» GIVEN RECORDS:
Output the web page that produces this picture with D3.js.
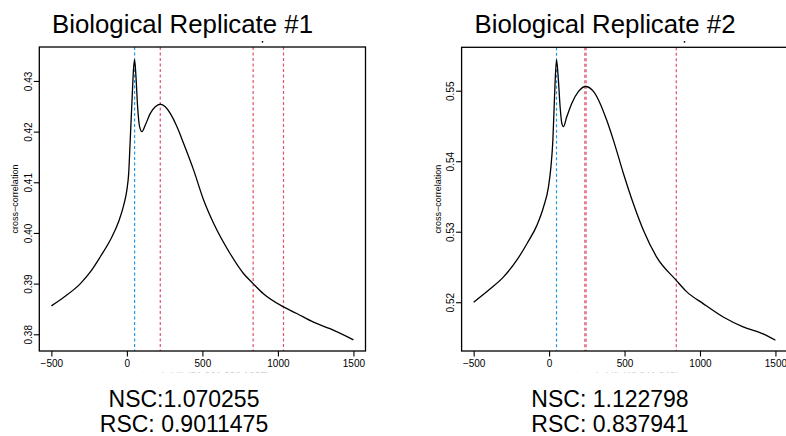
...
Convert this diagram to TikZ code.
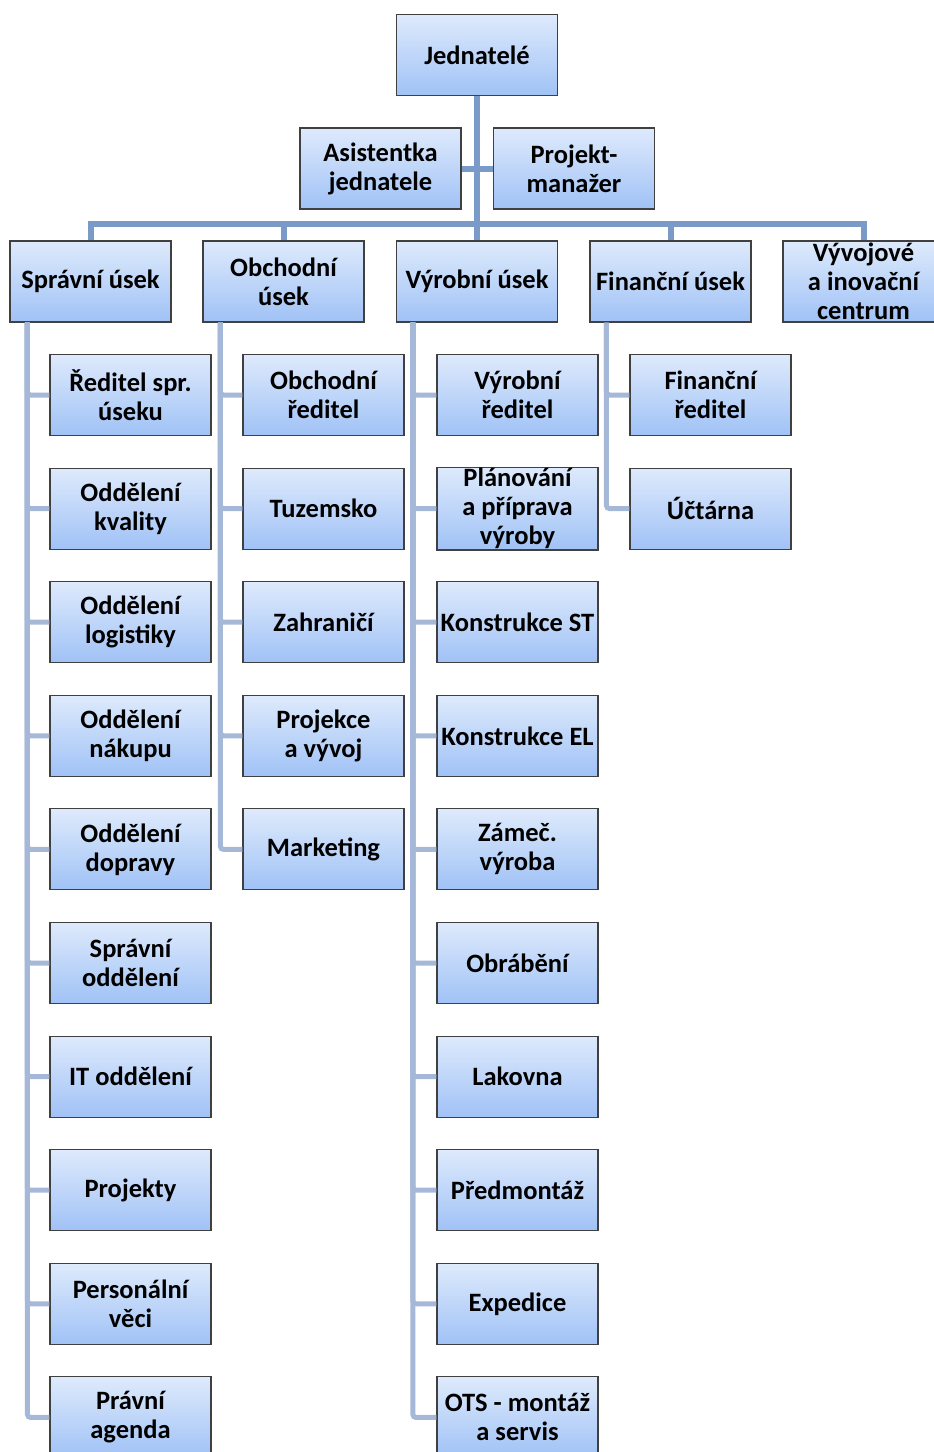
---
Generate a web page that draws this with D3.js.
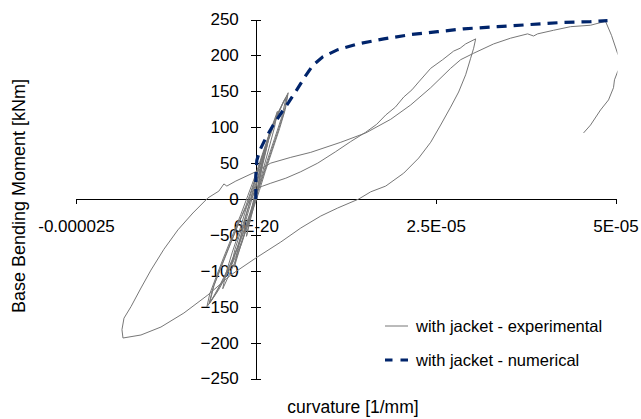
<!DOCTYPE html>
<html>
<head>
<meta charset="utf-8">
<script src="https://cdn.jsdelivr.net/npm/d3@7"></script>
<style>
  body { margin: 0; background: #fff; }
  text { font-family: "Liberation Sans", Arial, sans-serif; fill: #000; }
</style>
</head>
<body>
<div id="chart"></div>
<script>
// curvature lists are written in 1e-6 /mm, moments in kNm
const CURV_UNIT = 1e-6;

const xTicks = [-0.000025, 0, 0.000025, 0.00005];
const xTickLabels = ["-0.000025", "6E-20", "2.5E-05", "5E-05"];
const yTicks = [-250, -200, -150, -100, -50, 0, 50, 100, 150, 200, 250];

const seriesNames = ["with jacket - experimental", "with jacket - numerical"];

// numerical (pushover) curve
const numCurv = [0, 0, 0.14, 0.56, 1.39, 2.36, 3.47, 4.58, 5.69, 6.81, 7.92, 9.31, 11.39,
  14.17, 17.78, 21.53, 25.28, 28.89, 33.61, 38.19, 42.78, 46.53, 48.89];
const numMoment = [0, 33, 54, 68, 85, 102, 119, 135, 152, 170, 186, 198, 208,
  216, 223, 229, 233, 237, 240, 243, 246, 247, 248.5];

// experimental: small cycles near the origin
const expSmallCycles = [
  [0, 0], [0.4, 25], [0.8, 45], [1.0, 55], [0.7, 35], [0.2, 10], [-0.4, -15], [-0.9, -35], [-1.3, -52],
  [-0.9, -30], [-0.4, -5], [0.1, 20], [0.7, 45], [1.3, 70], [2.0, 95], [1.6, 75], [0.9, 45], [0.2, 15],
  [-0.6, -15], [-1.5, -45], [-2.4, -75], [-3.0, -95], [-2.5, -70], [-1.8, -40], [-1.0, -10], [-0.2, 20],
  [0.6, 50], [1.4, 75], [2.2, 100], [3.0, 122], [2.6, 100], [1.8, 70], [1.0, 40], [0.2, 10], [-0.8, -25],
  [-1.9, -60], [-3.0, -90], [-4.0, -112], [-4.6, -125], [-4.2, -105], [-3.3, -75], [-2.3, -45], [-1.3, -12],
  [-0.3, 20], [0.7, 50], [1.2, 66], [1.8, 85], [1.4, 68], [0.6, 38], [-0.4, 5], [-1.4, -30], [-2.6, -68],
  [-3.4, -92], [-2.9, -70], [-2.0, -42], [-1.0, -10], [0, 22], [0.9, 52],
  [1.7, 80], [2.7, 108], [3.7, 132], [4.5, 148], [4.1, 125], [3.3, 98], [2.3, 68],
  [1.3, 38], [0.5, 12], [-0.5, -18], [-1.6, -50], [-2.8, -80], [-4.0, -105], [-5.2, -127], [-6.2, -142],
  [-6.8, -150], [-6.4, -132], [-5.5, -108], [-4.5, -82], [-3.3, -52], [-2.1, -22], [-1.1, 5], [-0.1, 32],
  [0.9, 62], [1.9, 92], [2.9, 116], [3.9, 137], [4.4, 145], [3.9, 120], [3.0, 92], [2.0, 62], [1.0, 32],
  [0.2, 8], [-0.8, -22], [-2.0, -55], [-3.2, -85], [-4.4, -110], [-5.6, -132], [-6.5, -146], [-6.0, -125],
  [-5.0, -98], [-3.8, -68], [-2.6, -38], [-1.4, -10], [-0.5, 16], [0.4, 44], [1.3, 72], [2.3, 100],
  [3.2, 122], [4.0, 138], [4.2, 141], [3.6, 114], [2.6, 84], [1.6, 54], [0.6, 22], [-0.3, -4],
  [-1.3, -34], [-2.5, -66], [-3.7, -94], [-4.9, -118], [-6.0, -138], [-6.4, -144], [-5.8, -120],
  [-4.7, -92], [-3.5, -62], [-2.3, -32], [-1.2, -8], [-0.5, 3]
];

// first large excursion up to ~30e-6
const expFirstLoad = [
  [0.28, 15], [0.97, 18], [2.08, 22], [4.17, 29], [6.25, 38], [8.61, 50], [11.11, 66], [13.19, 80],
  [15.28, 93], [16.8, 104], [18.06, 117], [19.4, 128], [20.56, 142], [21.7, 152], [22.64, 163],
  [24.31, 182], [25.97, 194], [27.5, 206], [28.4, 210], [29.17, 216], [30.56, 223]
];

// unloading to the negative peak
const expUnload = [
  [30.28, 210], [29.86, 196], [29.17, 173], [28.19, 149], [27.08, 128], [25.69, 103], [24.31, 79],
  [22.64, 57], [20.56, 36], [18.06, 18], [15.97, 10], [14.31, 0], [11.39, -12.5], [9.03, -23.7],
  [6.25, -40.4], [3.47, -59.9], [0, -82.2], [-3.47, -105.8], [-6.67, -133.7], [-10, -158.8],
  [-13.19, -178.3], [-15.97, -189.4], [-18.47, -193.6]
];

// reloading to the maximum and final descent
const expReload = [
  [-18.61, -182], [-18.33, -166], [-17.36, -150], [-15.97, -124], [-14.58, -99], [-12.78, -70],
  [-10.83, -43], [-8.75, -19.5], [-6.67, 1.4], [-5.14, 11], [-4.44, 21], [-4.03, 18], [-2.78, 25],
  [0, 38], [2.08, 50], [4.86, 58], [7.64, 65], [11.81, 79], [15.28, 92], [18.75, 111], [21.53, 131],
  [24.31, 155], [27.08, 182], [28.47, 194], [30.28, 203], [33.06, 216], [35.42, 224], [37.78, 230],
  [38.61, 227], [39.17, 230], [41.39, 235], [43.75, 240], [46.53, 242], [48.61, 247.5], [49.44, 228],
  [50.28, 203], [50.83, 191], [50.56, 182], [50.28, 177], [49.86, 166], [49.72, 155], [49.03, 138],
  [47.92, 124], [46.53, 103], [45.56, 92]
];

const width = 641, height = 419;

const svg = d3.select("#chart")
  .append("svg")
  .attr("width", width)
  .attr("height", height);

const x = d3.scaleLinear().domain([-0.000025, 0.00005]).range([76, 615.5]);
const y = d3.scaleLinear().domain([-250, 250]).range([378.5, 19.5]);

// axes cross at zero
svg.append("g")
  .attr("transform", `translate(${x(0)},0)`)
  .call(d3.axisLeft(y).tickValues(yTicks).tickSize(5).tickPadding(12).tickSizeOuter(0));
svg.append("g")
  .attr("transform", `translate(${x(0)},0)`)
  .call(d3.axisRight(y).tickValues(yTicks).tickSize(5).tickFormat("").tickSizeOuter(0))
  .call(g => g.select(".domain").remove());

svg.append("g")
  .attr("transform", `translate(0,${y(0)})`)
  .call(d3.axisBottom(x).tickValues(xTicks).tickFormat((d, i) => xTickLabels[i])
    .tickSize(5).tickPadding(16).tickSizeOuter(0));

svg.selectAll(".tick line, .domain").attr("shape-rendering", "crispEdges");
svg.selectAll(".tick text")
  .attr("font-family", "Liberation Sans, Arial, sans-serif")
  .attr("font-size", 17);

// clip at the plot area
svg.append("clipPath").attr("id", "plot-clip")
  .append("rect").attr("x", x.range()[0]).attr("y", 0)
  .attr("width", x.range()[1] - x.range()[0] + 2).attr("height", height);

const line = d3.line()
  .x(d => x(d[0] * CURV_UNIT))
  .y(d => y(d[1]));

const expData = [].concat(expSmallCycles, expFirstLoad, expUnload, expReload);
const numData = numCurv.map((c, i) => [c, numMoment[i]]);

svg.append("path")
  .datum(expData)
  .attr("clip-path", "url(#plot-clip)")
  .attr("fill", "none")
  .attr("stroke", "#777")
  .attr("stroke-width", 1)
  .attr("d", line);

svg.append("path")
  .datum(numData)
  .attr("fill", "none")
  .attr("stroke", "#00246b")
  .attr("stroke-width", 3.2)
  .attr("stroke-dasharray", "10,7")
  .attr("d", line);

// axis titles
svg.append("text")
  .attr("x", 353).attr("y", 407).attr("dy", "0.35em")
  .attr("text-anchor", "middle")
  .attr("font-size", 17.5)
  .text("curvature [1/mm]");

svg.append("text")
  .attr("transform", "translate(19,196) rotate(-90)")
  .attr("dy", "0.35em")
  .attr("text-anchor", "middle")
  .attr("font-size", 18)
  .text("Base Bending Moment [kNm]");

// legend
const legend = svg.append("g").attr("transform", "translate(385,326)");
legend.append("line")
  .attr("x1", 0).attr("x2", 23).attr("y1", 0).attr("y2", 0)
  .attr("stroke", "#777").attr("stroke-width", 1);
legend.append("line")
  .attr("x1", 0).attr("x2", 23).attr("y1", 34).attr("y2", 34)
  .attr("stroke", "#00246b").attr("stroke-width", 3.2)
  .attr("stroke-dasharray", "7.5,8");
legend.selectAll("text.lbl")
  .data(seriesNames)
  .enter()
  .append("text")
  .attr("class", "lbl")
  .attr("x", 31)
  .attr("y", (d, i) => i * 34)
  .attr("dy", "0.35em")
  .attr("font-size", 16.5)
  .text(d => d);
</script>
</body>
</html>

» REQUIRED TASK: Search the data above for the word "with", then gather each line in which it appears.

» RESPONSE:
Output the web page that produces this picture with D3.js.
Generate a web page that draws this with D3.js.
const seriesNames = ["with jacket - experimental", "with jacket - numerical"];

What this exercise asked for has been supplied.